*Task prompt*: In your copy, leave out the pictures; write out all the data exactly.

*Dataset extract*:
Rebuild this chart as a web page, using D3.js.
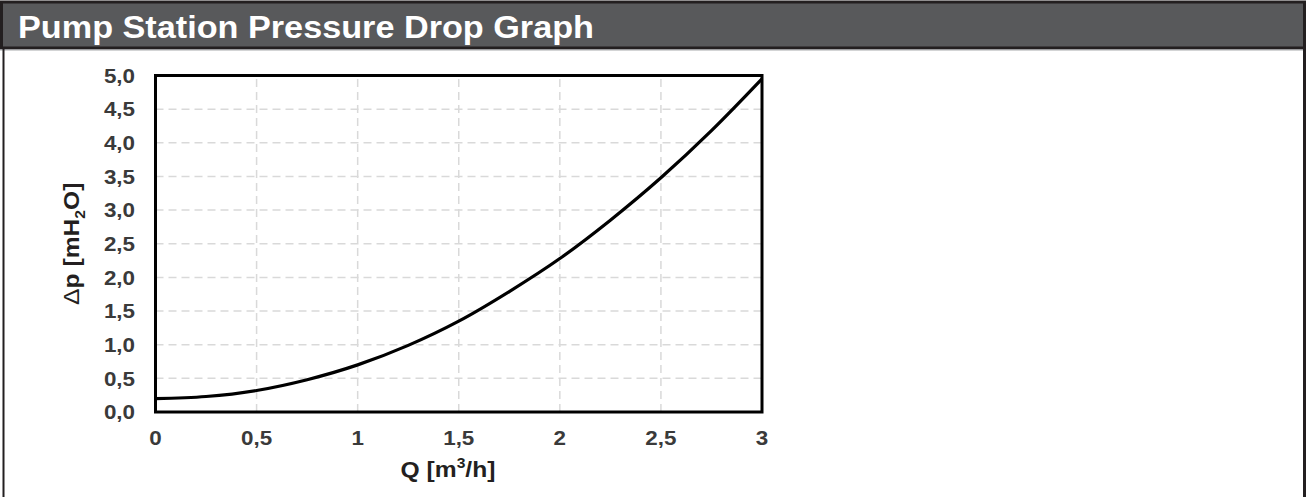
<!DOCTYPE html>
<html>
<head>
<meta charset="utf-8">
<script src="https://cdn.jsdelivr.net/npm/d3@7/dist/d3.min.js"></script>
<style>
  html, body { margin: 0; padding: 0; background: #fff; }
  svg { display: block; }
  text { font-family: "Liberation Sans", Arial, sans-serif; }
</style>
</head>
<body>
<script>
// ---- data ----
const title = "Pump Station Pressure Drop Graph";
const flowQ = [0, 0.25, 0.5, 0.75, 1, 1.25, 1.5, 1.75, 2, 2.25, 2.5, 2.75, 3];
const pressureDrop = [0.20, 0.23, 0.32, 0.48, 0.70, 0.99, 1.35, 1.79, 2.28, 2.85, 3.48, 4.18, 4.95];
const xTicks = [0, 0.5, 1, 1.5, 2, 2.5, 3];
const xTickLabels = ["0", "0,5", "1", "1,5", "2", "2,5", "3"];
const yTicks = [0, 0.5, 1, 1.5, 2, 2.5, 3, 3.5, 4, 4.5, 5];
const yTickLabels = ["0,0", "0,5", "1,0", "1,5", "2,0", "2,5", "3,0", "3,5", "4,0", "4,5", "5,0"];

const W = 1306, H = 497;
const svg = d3.select("body").append("svg").attr("width", W).attr("height", H);

// outer frame + title bar
svg.append("rect").attr("x", 0).attr("y", 0).attr("width", W).attr("height", H).attr("fill", "#fff");
svg.append("rect").attr("x", 1.5).attr("y", 2).attr("width", W - 3).attr("height", 46)
  .attr("fill", "#58595b").attr("stroke", "#231f20").attr("stroke-width", 3);
svg.append("line").attr("x1", 0).attr("x2", W).attr("y1", 50).attr("y2", 50)
  .attr("stroke", "#a7a9ac").attr("stroke-width", 1);
svg.append("line").attr("x1", 3.5).attr("x2", 3.5).attr("y1", 48).attr("y2", H)
  .attr("stroke", "#231f20").attr("stroke-width", 2);
svg.append("line").attr("x1", W - 1.5).attr("x2", W - 1.5).attr("y1", 48).attr("y2", H)
  .attr("stroke", "#231f20").attr("stroke-width", 3);
svg.append("text").attr("x", 18).attr("y", 38).attr("fill", "#fff")
  .attr("font-size", 32).attr("font-weight", "bold")
  .attr("textLength", 576).attr("lengthAdjust", "spacingAndGlyphs").text(title);

// plot
const x = d3.scaleLinear().domain([0, 3]).range([155.5, 762]);
const y = d3.scaleLinear().domain([0, 5]).range([412, 75.5]);

const g = svg.append("g");
// grid
g.selectAll(".vg").data(xTicks.slice(1, -1)).join("line")
  .attr("x1", d => x(d)).attr("x2", d => x(d)).attr("y1", y(0)).attr("y2", y(5))
  .attr("stroke", "#d9d9d9").attr("stroke-width", 1.5).attr("stroke-dasharray", "8,5");
g.selectAll(".hg").data(yTicks.slice(1, -1)).join("line")
  .attr("x1", x(0)).attr("x2", x(3)).attr("y1", d => y(d)).attr("y2", d => y(d))
  .attr("stroke", "#d9d9d9").attr("stroke-width", 1.5).attr("stroke-dasharray", "8,5");

// curve
const line = d3.line().x((d, i) => x(flowQ[i])).y(d => y(d)).curve(d3.curveMonotoneX);
g.append("path").datum(pressureDrop).attr("d", line)
  .attr("fill", "none").attr("stroke", "#000").attr("stroke-width", 3.2);

// frame
g.append("rect").attr("x", x(0)).attr("y", y(5)).attr("width", x(3) - x(0)).attr("height", y(0) - y(5))
  .attr("fill", "none").attr("stroke", "#000").attr("stroke-width", 3);

// y tick labels
g.selectAll(".yt").data(yTicks).join("text")
  .attr("transform", d => `translate(135, ${y(d)}) scale(1.12, 1)`).attr("dy", "0.36em")
  .attr("text-anchor", "end").attr("font-size", 20).attr("font-weight", "bold")
  .attr("fill", "#3a3a3a").text((d, i) => yTickLabels[i]);

// x tick labels
g.selectAll(".xt").data(xTicks).join("text")
  .attr("transform", d => `translate(${x(d)}, 445) scale(1.12, 1)`)
  .attr("text-anchor", "middle").attr("font-size", 20).attr("font-weight", "bold")
  .attr("fill", "#3a3a3a").text((d, i) => xTickLabels[i]);

// x title
const xt = svg.append("text").attr("transform", `translate(448, 477) scale(1.12, 1)`)
  .attr("text-anchor", "middle").attr("font-size", 22).attr("font-weight", "bold").attr("fill", "#231f20");
xt.append("tspan").text("Q [m");
xt.append("tspan").attr("font-size", 14).attr("dy", -9).text("3");
xt.append("tspan").attr("dy", 9).text("/h]");

// y title
const yt = svg.append("text").attr("transform", `translate(79, ${(y(0) + y(5)) / 2}) rotate(-90) scale(1.12, 1)`)
  .attr("text-anchor", "middle").attr("font-size", 22).attr("font-weight", "bold").attr("fill", "#231f20");
yt.append("tspan").attr("font-weight", "normal").text("\u0394");
yt.append("tspan").text("p [mH");
yt.append("tspan").attr("font-size", 14).attr("dy", 6).text("2");
yt.append("tspan").attr("dy", -6).text("O]");
</script>
</body>
</html>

*Complete output*:
Rebuild this chart as a web page, using D3.js.
<!DOCTYPE html>
<html>
<head>
<meta charset="utf-8">
<script src="https://cdn.jsdelivr.net/npm/d3@7/dist/d3.min.js"></script>
<style>
  html, body { margin: 0; padding: 0; background: #fff; }
  svg { display: block; }
  text { font-family: "Liberation Sans", Arial, sans-serif; }
</style>
</head>
<body>
<script>
// ---- data ----
const title = "Pump Station Pressure Drop Graph";
const flowQ = [0, 0.25, 0.5, 0.75, 1, 1.25, 1.5, 1.75, 2, 2.25, 2.5, 2.75, 3];
const pressureDrop = [0.20, 0.23, 0.32, 0.48, 0.70, 0.99, 1.35, 1.79, 2.28, 2.85, 3.48, 4.18, 4.95];
const xTicks = [0, 0.5, 1, 1.5, 2, 2.5, 3];
const xTickLabels = ["0", "0,5", "1", "1,5", "2", "2,5", "3"];
const yTicks = [0, 0.5, 1, 1.5, 2, 2.5, 3, 3.5, 4, 4.5, 5];
const yTickLabels = ["0,0", "0,5", "1,0", "1,5", "2,0", "2,5", "3,0", "3,5", "4,0", "4,5", "5,0"];

const W = 1306, H = 497;
const svg = d3.select("body").append("svg").attr("width", W).attr("height", H);

// outer frame + title bar
svg.append("rect").attr("x", 0).attr("y", 0).attr("width", W).attr("height", H).attr("fill", "#fff");
svg.append("rect").attr("x", 1.5).attr("y", 2).attr("width", W - 3).attr("height", 46)
  .attr("fill", "#58595b").attr("stroke", "#231f20").attr("stroke-width", 3);
svg.append("line").attr("x1", 0).attr("x2", W).attr("y1", 50).attr("y2", 50)
  .attr("stroke", "#a7a9ac").attr("stroke-width", 1);
svg.append("line").attr("x1", 3.5).attr("x2", 3.5).attr("y1", 48).attr("y2", H)
  .attr("stroke", "#231f20").attr("stroke-width", 2);
svg.append("line").attr("x1", W - 1.5).attr("x2", W - 1.5).attr("y1", 48).attr("y2", H)
  .attr("stroke", "#231f20").attr("stroke-width", 3);
svg.append("text").attr("x", 18).attr("y", 38).attr("fill", "#fff")
  .attr("font-size", 32).attr("font-weight", "bold")
  .attr("textLength", 576).attr("lengthAdjust", "spacingAndGlyphs").text(title);

// plot
const x = d3.scaleLinear().domain([0, 3]).range([155.5, 762]);
const y = d3.scaleLinear().domain([0, 5]).range([412, 75.5]);

const g = svg.append("g");
// grid
g.selectAll(".vg").data(xTicks.slice(1, -1)).join("line")
  .attr("x1", d => x(d)).attr("x2", d => x(d)).attr("y1", y(0)).attr("y2", y(5))
  .attr("stroke", "#d9d9d9").attr("stroke-width", 1.5).attr("stroke-dasharray", "8,5");
g.selectAll(".hg").data(yTicks.slice(1, -1)).join("line")
  .attr("x1", x(0)).attr("x2", x(3)).attr("y1", d => y(d)).attr("y2", d => y(d))
  .attr("stroke", "#d9d9d9").attr("stroke-width", 1.5).attr("stroke-dasharray", "8,5");

// curve
const line = d3.line().x((d, i) => x(flowQ[i])).y(d => y(d)).curve(d3.curveMonotoneX);
g.append("path").datum(pressureDrop).attr("d", line)
  .attr("fill", "none").attr("stroke", "#000").attr("stroke-width", 3.2);

// frame
g.append("rect").attr("x", x(0)).attr("y", y(5)).attr("width", x(3) - x(0)).attr("height", y(0) - y(5))
  .attr("fill", "none").attr("stroke", "#000").attr("stroke-width", 3);

// y tick labels
g.selectAll(".yt").data(yTicks).join("text")
  .attr("transform", d => `translate(135, ${y(d)}) scale(1.12, 1)`).attr("dy", "0.36em")
  .attr("text-anchor", "end").attr("font-size", 20).attr("font-weight", "bold")
  .attr("fill", "#3a3a3a").text((d, i) => yTickLabels[i]);

// x tick labels
g.selectAll(".xt").data(xTicks).join("text")
  .attr("transform", d => `translate(${x(d)}, 445) scale(1.12, 1)`)
  .attr("text-anchor", "middle").attr("font-size", 20).attr("font-weight", "bold")
  .attr("fill", "#3a3a3a").text((d, i) => xTickLabels[i]);

// x title
const xt = svg.append("text").attr("transform", `translate(448, 477) scale(1.12, 1)`)
  .attr("text-anchor", "middle").attr("font-size", 22).attr("font-weight", "bold").attr("fill", "#231f20");
xt.append("tspan").text("Q [m");
xt.append("tspan").attr("font-size", 14).attr("dy", -9).text("3");
xt.append("tspan").attr("dy", 9).text("/h]");

// y title
const yt = svg.append("text").attr("transform", `translate(79, ${(y(0) + y(5)) / 2}) rotate(-90) scale(1.12, 1)`)
  .attr("text-anchor", "middle").attr("font-size", 22).attr("font-weight", "bold").attr("fill", "#231f20");
yt.append("tspan").attr("font-weight", "normal").text("\u0394");
yt.append("tspan").text("p [mH");
yt.append("tspan").attr("font-size", 14).attr("dy", 6).text("2");
yt.append("tspan").attr("dy", -6).text("O]");
</script>
</body>
</html>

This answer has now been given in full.